Advocates said Tuesday that Maryland’s transportation chief has agreed to make a monorail on Interstate 270 part of a traffic relief study examining the potential environmental impacts of adding toll lanes to the highway.
“The discussion about the prospects for monorail in the 270 corridor went very well, very positively — and that’s exciting,” Maier said of the meeting with Rahn. “We do appreciate Secretary Rahn’s interest, attention and initiative to include monorail in the environmental study process.”
Rahn declined to say whether he had given the monorail advocates a thumbs up. When asked about his reported comments at the meeting, Rahn spokeswoman Erin Henson responded in an email with this statement attributed to the secretary: “It was a good meeting, and we look forward to continued discussions.”
Robert Eisinger, a Montgomery County developer, is promoting the idea of an elevated monorail adjacent to I-270 amid debate over Maryland Gov. Larry Hogan’s proposal to add toll lanes to I-270 and the Capital Beltway. Eisinger has touted a monorail as a fast, reliable and cost-effective way to relieve traffic congestion by taking thousands of motorists off the highway.
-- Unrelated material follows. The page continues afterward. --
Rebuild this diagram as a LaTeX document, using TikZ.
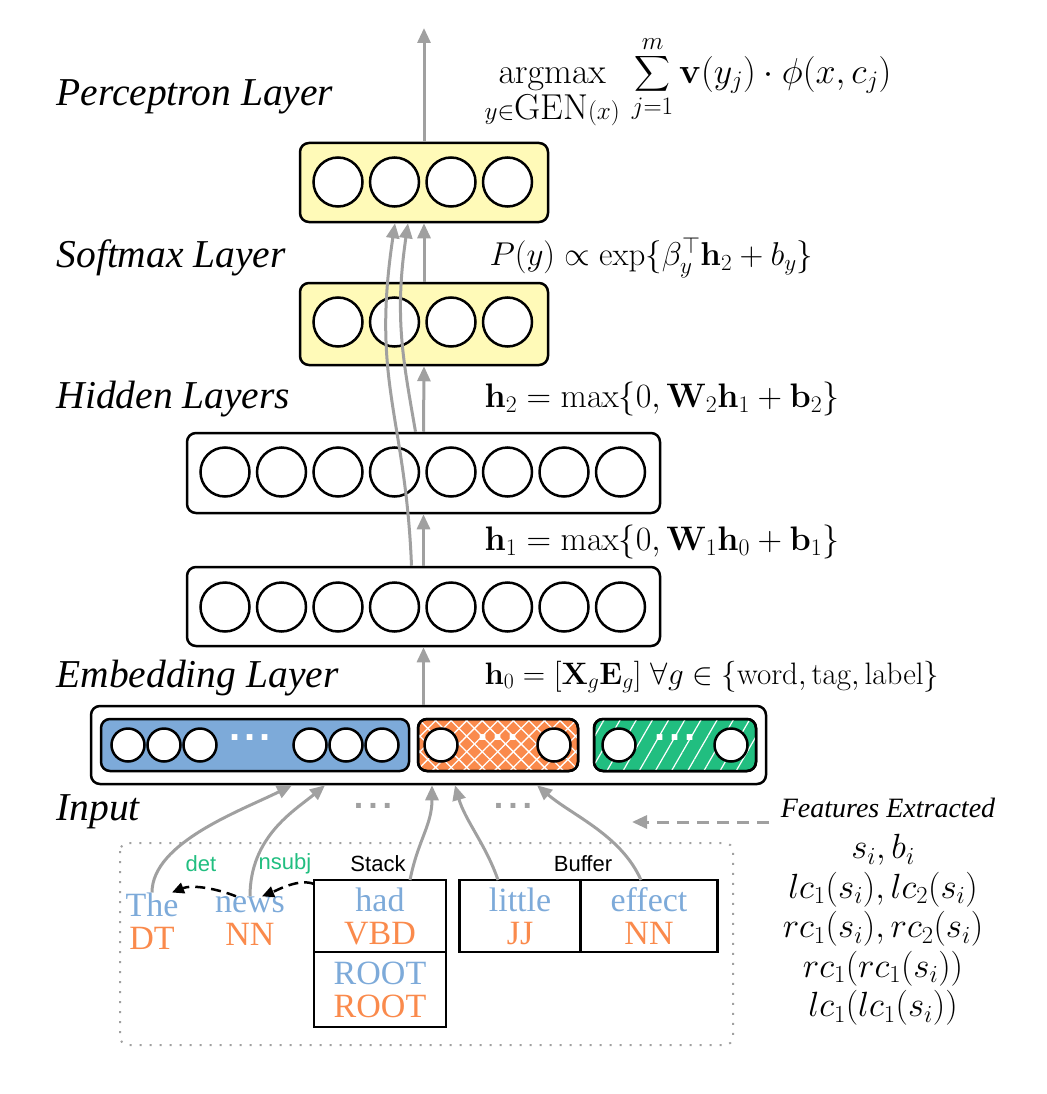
\RequirePackage{fix-cm}
\documentclass[tikz,border=0pt]{standalone}
\usepackage{amsmath}
\usepackage[no-math]{fontspec}
\newfontfamily\tnr{Liberation Serif}
\newfontfamily\hel{Liberation Sans}
\usetikzlibrary{arrows.meta,patterns.meta}
\definecolor{wblue}{RGB}{125,170,217}
\definecolor{worange}{RGB}{250,138,76}
\definecolor{wgreen}{RGB}{33,190,128}
\definecolor{lyellow}{RGB}{255,250,184}
\definecolor{agrey}{RGB}{160,160,160}

\begin{document}
\begin{tikzpicture}[x=1pt, y=-1pt,
    layer/.style={draw, line width=2.5pt, rounded corners=9pt, inner sep=0pt},
    unit/.style={draw, circle, fill=white, line width=2.5pt, minimum size=49pt, inner sep=0pt},
    emunit/.style={unit, minimum size=33pt},
    tagfill/.style={fill=worange,
        postaction={pattern={Lines[angle=45,distance=11pt,line width=1.3pt]}, pattern color=white},
        postaction={pattern={Lines[angle=-45,distance=11pt,line width=1.3pt]}, pattern color=white},
        postaction={draw, line width=2.5pt}},
    labelfill/.style={fill=wgreen,
        postaction={pattern={Lines[angle=60,distance=14pt,line width=1.2pt]}, pattern color=white},
        postaction={draw, line width=2.5pt}},
    flow/.style={agrey, line width=3pt, -{Triangle[length=15pt,width=13pt]}},
    dep/.style={black, line width=2.5pt, dash pattern=on 10pt off 6pt, -{Triangle[length=12pt,width=11pt]}},
    lbl/.style={font=\fontsize{39.5}{44}\selectfont\tnr\itshape, anchor=west},
    eqn/.style={font=\fontsize{34}{40}\selectfont, anchor=west},
    word/.style={font=\fontsize{34}{33}\selectfont\tnr, align=center, inner sep=0pt},
    cell/.style={word, draw, line width=2.5pt, outer sep=0pt, minimum height=72pt},
    arclbl/.style={font=\fontsize{22}{26}\selectfont\hel, text=wgreen},
    dots/.style={font=\fontsize{40}{40}\selectfont\hel\bfseries, inner sep=0pt}
]
    \useasboundingbox (0,0) rectangle (1046,1094);

    \node[layer, fill=lyellow, minimum width=248pt, minimum height=79pt] (perc) at (424,182.5) {};
    \node[layer, fill=lyellow, minimum width=248pt, minimum height=82pt] (soft) at (424,324) {};
    \node[layer, minimum width=473pt, minimum height=80pt] (hid2) at (423.5,473) {};
    \node[layer, minimum width=473pt, minimum height=79pt] (hid1) at (423.5,606.5) {};
    \node[layer, minimum width=675pt, minimum height=78pt] (emb) at (428.5,745) {};
    \node[layer, fill=wblue, minimum width=308pt, minimum height=52pt] (wordvec) at (255,745) {};
    \node[layer, tagfill, minimum width=160pt, minimum height=52pt] (tagvec) at (498,745) {};
    \node[layer, labelfill, minimum width=162pt, minimum height=52pt] (labelvec) at (675,745) {};

    \foreach \i in {0,...,3}{ \node[unit] (p\i) at (338+56.5*\i, 182) {}; }
    \foreach \i in {0,...,3}{ \node[unit] (s\i) at (338+56.5*\i, 322) {}; }
    \foreach \i in {0,...,7}{ \node[unit] (u\i) at (225+56.5*\i, 472) {}; }
    \foreach \i in {0,...,7}{ \node[unit] (v\i) at (225+56.5*\i, 607) {}; }
    \foreach \x [count=\i] in {128, 164, 200, 310, 346, 382}{ \node[emunit] (w\i) at (\x, 745) {}; }
    \foreach \x [count=\i] in {441, 554}{ \node[emunit] (t\i) at (\x, 745) {}; }
    \foreach \x [count=\i] in {619, 731}{ \node[emunit] (l\i) at (\x, 745) {}; }
    \node[dots, text=white] (wdots) at (250, 738) {.\hspace{4pt}.\hspace{4pt}.};
    \node[dots, text=white] (tdots) at (498, 738) {.\hspace{4pt}.\hspace{4pt}.};
    \node[dots, text=white] (ldots) at (675, 738) {.\hspace{4pt}.\hspace{4pt}.};

    \node[lbl] (lperc) at (53, 97) {Perceptron Layer};
    \node[lbl] (lsoft) at (53, 258) {Softmax Layer};
    \node[lbl] (lhid) at (53, 399) {Hidden Layers};
    \node[lbl] (lemb) at (53, 678) {Embedding Layer};
    \node[lbl] (linput) at (53, 812) {Input};

    \node[eqn, anchor=center, font=\fontsize{36}{42}\selectfont] (eperc) at (688, 82)
        {$\displaystyle\operatorname*{argmax}_{y\in\mbox{GEN}(x)}\,\sum_{j=1}^{m}\mathbf{v}(y_j)\cdot\phi(x,c_j)$};
    \node[eqn, font=\fontsize{33}{39}\selectfont] (esoft) at (486, 258) {$P(y)\propto\exp\{\beta_y^\top\mathbf{h}_2+b_y\}$};
    \node[eqn] (ehid2) at (481, 399) {$\mathbf{h}_2=\max\{0,\mathbf{W}_2\mathbf{h}_1+\mathbf{b}_2\}$};
    \node[eqn] (ehid1) at (481, 542) {$\mathbf{h}_1=\max\{0,\mathbf{W}_1\mathbf{h}_0+\mathbf{b}_1\}$};
    \node[eqn, font=\fontsize{31}{37}\selectfont] (eemb) at (481, 677) {$\mathbf{h}_0=[\mathbf{X}_g\mathbf{E}_g]~\forall g\in\{\text{word},\text{tag},\text{label}\}$};

    \coordinate (top) at (424, 28);
    \draw[flow] (perc.north) -- (top);
    \draw[flow] (soft.north) -- (perc.south);
    \draw[flow] (hid2.north) -- (soft.south);
    \draw[flow] (hid1.north) -- (hid2.south);
    \draw[flow] (emb.north -| hid1.south) -- (hid1.south);
    \draw[flow] ([xshift=-12pt]hid1.north) .. controls +(-6,-150) and +(-24,160) .. ([xshift=-29pt]perc.south);
    \draw[flow] ([xshift=-8pt]hid2.north) .. controls +(-12,-70) and +(-14,95) .. ([xshift=-16pt]perc.south);

    \draw[agrey, line width=2pt, dash pattern=on 2pt off 8pt, rounded corners=8pt] (120,843) rectangle (733,1045);

    \node[word] (the) at (152, 921) {\textcolor{wblue}{The}\\\textcolor{worange}{DT}};
    \node[word] (news) at (250, 921) {\textcolor{wblue}{news}\\\textcolor{worange}{NN}};
    \node[cell, minimum width=132pt] (had) at (380, 916) {\textcolor{wblue}{had}\\\textcolor{worange}{VBD}};
    \node[cell, minimum width=132pt, minimum height=75pt, anchor=north] (root) at (had.south) {\textcolor{wblue}{ROOT}\\\textcolor{worange}{ROOT}};
    \node[cell, minimum width=121pt] (little) at (520, 916) {\textcolor{wblue}{little}\\\textcolor{worange}{JJ}};
    \node[cell, minimum width=137pt, anchor=west] (effect) at (little.east) {\textcolor{wblue}{effect}\\\textcolor{worange}{NN}};

    \node[font=\fontsize{22}{26}\selectfont\hel] (stack) at (378, 864) {Stack};
    \node[font=\fontsize{22}{26}\selectfont\hel] (buffer) at (583, 864) {Buffer};
    \node[arclbl] (det) at (201, 864) {det};
    \node[arclbl] (nsubj) at (285, 864) {nsubj};

    \draw[dep] ([xshift=-14pt]news.north) .. controls +(-20,-8) and +(20,-8) .. ([xshift=20pt]the.north);
    \draw[dep] ([yshift=-4pt]had.north west) .. controls +(-15,-6) and +(15,-6) .. ([xshift=12pt]news.north);

    \draw[flow] (the.north) .. controls +(0,-50) and +(-50,25) .. ([xshift=-136.5pt]emb.south);
    \draw[flow] (news.north) .. controls +(0,-60) and +(-30,25) .. ([xshift=-103.5pt]emb.south);
    \draw[flow] ([xshift=-36pt]had.north east) .. controls +(8,-40) and +(0,40) .. ([xshift=3.5pt]emb.south);
    \draw[flow] ([xshift=-22pt]little.north) .. controls +(-12,-35) and +(10,35) .. ([xshift=26.5pt]emb.south);
    \draw[flow] ([xshift=-8pt]effect.north) .. controls +(-20,-45) and +(35,30) .. ([xshift=108.5pt]emb.south);

    \node[dots, text=agrey, font=\fontsize{34}{34}\selectfont\hel\bfseries] (gap1) at (373, 806) {.\hspace{5pt}.\hspace{5pt}.};
    \node[dots, text=agrey, font=\fontsize{34}{34}\selectfont\hel\bfseries] (gap2) at (513, 806) {.\hspace{5pt}.\hspace{5pt}.};

    \node[font=\fontsize{28}{32}\selectfont\tnr\itshape] (fx) at (888, 808) {Features Extracted};
    \node[font=\fontsize{35}{39.5}\selectfont, align=center, anchor=north] (flist) at (883, 831)
        {$s_i,b_i$\\$lc_1(s_i),lc_2(s_i)$\\$rc_1(s_i),rc_2(s_i)$\\$rc_1(rc_1(s_i))$\\$lc_1(lc_1(s_i))$};
    \coordinate (fend) at (632, 822);
    \draw[flow, dash pattern=on 12pt off 8pt] ([xshift=-8pt,yshift=-14pt]fx.west) -- (fend);
\end{tikzpicture}
\end{document}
According to Eisinger, a privately funded consultant’s study estimated that the line could be built for $3.4 billion within the highway’s right of way, so no homes or private property would be affected.
Eisinger’s idea has attracted interest among some Montgomery officials, particularly those who have said the Republican governor’s plan to relieve traffic by adding toll lanes needs to include more transit options.
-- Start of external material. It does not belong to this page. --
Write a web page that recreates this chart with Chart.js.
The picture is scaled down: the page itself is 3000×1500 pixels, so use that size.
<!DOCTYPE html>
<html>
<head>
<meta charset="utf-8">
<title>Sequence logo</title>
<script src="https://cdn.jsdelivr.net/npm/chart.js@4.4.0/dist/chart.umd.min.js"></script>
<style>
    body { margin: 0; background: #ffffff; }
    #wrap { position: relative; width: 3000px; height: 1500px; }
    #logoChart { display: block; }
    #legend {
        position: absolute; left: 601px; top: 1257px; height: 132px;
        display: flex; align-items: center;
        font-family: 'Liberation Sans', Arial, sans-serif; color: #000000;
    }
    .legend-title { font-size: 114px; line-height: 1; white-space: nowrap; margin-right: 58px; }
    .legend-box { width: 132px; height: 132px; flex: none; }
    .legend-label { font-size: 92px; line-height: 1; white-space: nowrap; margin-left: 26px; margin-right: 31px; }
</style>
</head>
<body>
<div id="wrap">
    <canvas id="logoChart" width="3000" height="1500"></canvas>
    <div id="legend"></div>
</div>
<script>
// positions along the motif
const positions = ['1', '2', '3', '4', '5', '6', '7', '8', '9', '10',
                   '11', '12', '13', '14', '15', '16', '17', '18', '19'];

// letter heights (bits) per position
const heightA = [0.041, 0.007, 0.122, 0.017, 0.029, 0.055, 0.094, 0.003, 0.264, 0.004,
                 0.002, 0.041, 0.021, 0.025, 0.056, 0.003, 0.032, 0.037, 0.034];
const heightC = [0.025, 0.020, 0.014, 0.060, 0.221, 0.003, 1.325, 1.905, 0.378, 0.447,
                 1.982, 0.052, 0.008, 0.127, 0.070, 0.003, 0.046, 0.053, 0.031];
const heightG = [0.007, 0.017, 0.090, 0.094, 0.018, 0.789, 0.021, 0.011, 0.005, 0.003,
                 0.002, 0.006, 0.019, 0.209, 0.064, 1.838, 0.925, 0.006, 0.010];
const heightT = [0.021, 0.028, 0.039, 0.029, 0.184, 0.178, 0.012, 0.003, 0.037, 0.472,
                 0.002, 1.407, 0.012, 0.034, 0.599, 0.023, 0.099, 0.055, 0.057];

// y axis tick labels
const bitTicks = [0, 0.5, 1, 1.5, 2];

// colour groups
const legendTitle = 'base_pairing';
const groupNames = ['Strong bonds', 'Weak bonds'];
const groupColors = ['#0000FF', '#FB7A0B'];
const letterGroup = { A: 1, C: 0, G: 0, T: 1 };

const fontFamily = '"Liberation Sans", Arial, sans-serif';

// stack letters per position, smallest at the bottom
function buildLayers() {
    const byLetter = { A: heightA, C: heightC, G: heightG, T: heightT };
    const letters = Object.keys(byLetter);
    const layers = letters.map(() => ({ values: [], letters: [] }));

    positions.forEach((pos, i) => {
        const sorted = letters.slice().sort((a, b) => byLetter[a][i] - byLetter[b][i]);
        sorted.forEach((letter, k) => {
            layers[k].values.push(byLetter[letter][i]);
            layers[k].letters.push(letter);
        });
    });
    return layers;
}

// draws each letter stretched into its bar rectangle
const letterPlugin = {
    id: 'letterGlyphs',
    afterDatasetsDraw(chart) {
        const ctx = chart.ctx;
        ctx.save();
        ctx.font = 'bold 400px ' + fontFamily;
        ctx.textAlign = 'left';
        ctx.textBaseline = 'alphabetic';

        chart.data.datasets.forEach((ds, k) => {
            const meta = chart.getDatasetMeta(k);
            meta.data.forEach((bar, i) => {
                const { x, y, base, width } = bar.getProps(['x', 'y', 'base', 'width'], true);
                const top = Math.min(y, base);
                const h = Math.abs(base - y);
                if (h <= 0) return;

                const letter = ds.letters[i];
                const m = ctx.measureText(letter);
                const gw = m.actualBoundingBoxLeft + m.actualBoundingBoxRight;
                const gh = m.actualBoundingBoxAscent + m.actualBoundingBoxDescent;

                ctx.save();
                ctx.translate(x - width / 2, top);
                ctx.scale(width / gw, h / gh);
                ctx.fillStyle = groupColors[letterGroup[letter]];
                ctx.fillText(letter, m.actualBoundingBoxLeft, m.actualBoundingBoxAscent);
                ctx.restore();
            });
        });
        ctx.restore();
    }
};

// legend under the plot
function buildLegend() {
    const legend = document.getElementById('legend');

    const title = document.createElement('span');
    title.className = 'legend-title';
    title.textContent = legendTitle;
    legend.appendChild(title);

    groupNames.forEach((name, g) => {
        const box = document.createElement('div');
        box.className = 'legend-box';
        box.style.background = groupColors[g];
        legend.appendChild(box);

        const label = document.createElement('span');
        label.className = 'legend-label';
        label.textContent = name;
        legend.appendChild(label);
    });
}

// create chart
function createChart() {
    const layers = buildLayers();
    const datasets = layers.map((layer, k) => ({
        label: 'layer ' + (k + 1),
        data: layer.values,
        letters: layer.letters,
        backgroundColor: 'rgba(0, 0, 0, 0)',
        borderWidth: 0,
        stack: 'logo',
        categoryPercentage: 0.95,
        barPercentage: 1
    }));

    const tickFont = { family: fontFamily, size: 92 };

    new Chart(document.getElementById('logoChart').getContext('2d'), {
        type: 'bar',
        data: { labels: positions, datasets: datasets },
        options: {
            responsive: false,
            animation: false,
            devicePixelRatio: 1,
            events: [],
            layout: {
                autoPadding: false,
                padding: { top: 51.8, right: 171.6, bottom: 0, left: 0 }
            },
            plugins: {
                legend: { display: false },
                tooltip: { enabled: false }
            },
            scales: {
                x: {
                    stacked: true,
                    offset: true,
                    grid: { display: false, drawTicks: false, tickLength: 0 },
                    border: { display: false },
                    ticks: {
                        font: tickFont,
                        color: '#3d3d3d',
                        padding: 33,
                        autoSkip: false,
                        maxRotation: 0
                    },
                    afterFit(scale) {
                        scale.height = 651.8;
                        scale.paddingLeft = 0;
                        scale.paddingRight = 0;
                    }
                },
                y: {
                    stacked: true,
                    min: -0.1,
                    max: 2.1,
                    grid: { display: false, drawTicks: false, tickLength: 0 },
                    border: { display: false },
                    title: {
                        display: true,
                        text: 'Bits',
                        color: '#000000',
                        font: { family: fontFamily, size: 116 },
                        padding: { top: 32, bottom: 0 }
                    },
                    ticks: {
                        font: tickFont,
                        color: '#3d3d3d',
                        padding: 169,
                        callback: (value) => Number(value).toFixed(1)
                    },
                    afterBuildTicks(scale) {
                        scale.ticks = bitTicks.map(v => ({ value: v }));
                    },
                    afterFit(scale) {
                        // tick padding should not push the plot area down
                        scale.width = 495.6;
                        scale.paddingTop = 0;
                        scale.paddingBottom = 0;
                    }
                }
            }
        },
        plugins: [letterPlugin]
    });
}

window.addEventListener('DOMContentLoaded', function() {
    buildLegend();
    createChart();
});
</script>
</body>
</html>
Under Eisinger’s proposal, the trip between Frederick and Shady Grove would take 31 minutes, with trains stopping at six stations. He said that he does not have a plan for how to pay for the project but that it probably would entail a public-private partnership.
Rahn will seek approval Wednesday from the state’s Board of Public Works to begin pursuing teams of companies for a public-private partnership for the toll lanes project. Rahn has said companies would build the lanes, pay for their construction and operate them in exchange for keeping most of the toll revenue over 50 years.